Constructing Consistent Digital Line Segments

Abstract

Our concern is the digitalization of line segments in the unit grid as considered by Chun et al. [Discrete Comput. Geom., 2009], Christ et al. [Discrete Comput. Geom., 2012], and Chowdhury and Gibson [ESA, 2015]. In this setting, digital segments are defined so that they satisfy a set of axioms also satisfied by Euclidean line segments. The key property that differentiates this research from other research in digital line segments is that the intersection of any two segments must be connected. A system of digital line segments that satisfies these desired axioms is called a consistent digital line segments system (CDS). Our main contribution of this paper is to show that any collection of digital segments that satisfy the CDS properties in a finite \(n \times n\) grid graph can be extended to a full CDS (with a segment for every pair of grid points). Moreover, we show that this extension can be computed with a polynomial-time algorithm. The algorithm is such that one can manually define the segments for some subset of the grid.
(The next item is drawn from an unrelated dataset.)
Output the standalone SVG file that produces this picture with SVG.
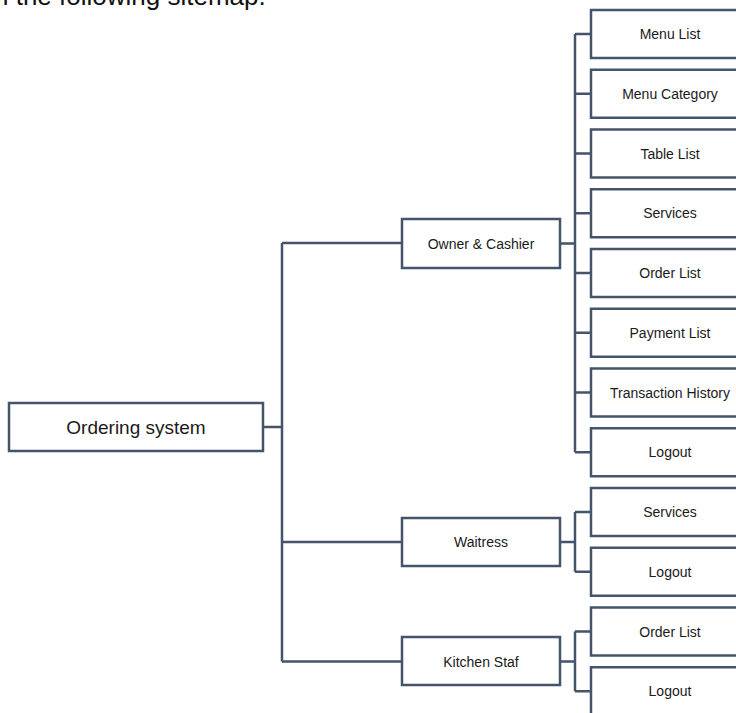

For example, suppose one wants to precisely define the boundary of a digital polygon. Then we would only be interested in CDSes such that the digital line segments connecting the vertices of the polygon fit this desired boundary definition. Our algorithm allows one to manually specify the definitions of these desired segments. For any such definition that satisfies all CDS properties, our algorithm will return in polynomial time a CDS that “fits” with these manually chosen segments.